TASK PROMPT:
Filter this material down to the lines that hold "draw", copying each one.

DATA IN THIS EXERCISE:
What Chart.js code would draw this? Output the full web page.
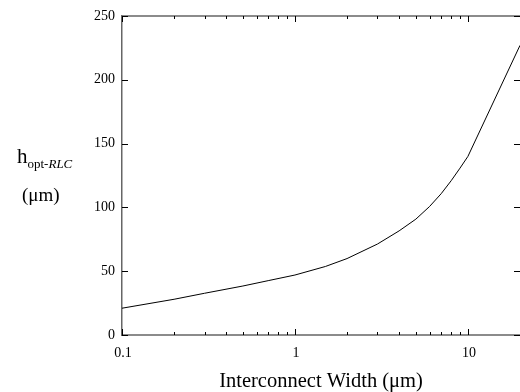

---

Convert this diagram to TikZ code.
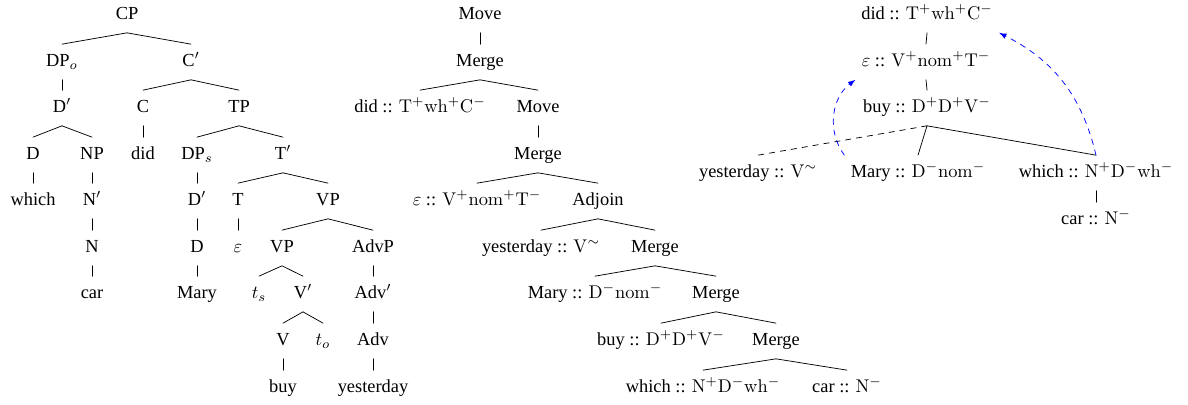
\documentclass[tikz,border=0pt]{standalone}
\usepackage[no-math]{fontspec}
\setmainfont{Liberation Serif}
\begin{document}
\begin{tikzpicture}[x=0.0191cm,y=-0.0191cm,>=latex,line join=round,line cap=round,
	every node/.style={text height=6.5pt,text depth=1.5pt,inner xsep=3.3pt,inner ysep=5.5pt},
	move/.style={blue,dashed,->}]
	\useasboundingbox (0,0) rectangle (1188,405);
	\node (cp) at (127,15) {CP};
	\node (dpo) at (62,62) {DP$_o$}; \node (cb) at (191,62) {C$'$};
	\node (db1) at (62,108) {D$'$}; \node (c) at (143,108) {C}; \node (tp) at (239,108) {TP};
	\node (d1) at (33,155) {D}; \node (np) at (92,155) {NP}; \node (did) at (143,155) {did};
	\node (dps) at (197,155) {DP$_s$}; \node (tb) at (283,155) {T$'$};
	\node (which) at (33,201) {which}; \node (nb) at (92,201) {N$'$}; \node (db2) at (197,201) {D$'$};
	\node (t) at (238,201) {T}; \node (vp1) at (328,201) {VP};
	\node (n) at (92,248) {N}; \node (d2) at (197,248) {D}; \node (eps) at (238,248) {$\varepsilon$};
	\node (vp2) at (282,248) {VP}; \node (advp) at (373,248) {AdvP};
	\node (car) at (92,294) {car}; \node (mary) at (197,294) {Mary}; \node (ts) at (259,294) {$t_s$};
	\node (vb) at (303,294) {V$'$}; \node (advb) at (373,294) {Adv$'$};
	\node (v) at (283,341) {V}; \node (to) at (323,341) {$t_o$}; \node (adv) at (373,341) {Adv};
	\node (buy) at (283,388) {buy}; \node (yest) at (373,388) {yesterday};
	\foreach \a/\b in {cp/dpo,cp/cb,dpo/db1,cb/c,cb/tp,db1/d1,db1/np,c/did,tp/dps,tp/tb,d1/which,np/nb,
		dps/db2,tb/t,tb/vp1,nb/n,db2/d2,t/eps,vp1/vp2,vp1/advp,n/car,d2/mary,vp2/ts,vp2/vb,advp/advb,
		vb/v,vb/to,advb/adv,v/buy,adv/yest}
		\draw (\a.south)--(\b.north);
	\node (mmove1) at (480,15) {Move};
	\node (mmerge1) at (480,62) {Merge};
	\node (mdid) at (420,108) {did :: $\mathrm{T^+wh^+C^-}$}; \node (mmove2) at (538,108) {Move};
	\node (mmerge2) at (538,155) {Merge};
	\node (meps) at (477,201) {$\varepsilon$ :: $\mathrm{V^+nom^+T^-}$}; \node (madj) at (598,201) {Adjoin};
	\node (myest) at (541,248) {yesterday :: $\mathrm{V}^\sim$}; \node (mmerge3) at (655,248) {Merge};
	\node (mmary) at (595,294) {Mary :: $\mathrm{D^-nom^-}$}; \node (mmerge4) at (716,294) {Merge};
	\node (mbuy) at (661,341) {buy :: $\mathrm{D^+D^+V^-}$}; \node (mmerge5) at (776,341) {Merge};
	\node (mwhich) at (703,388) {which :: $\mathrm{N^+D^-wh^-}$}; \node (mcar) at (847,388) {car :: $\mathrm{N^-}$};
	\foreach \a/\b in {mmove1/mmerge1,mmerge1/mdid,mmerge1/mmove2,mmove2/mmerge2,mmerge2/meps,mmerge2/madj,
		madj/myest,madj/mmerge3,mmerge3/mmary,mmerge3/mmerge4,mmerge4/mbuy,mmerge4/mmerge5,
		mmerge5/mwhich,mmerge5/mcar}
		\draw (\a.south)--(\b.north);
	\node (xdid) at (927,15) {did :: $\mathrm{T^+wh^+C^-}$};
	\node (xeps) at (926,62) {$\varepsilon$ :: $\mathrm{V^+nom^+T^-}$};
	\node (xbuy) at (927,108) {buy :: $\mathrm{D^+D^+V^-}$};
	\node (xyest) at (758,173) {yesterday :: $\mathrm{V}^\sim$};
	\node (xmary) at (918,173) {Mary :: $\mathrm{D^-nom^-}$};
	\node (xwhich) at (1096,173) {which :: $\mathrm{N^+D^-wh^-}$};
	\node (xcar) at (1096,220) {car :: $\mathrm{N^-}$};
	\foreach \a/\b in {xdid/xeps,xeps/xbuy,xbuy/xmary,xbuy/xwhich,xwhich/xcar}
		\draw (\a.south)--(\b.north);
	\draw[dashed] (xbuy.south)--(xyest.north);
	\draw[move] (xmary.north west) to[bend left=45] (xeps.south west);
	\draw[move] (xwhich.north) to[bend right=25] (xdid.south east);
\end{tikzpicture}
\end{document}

REPLY TO THE TASK:
What Chart.js code would draw this? Output the full web page.
		\draw (\a.south)--(\b.north);
		\draw (\a.south)--(\b.north);
		\draw (\a.south)--(\b.north);
	\draw[dashed] (xbuy.south)--(xyest.north);
	\draw[move] (xmary.north west) to[bend left=45] (xeps.south west);
	\draw[move] (xwhich.north) to[bend right=25] (xdid.south east);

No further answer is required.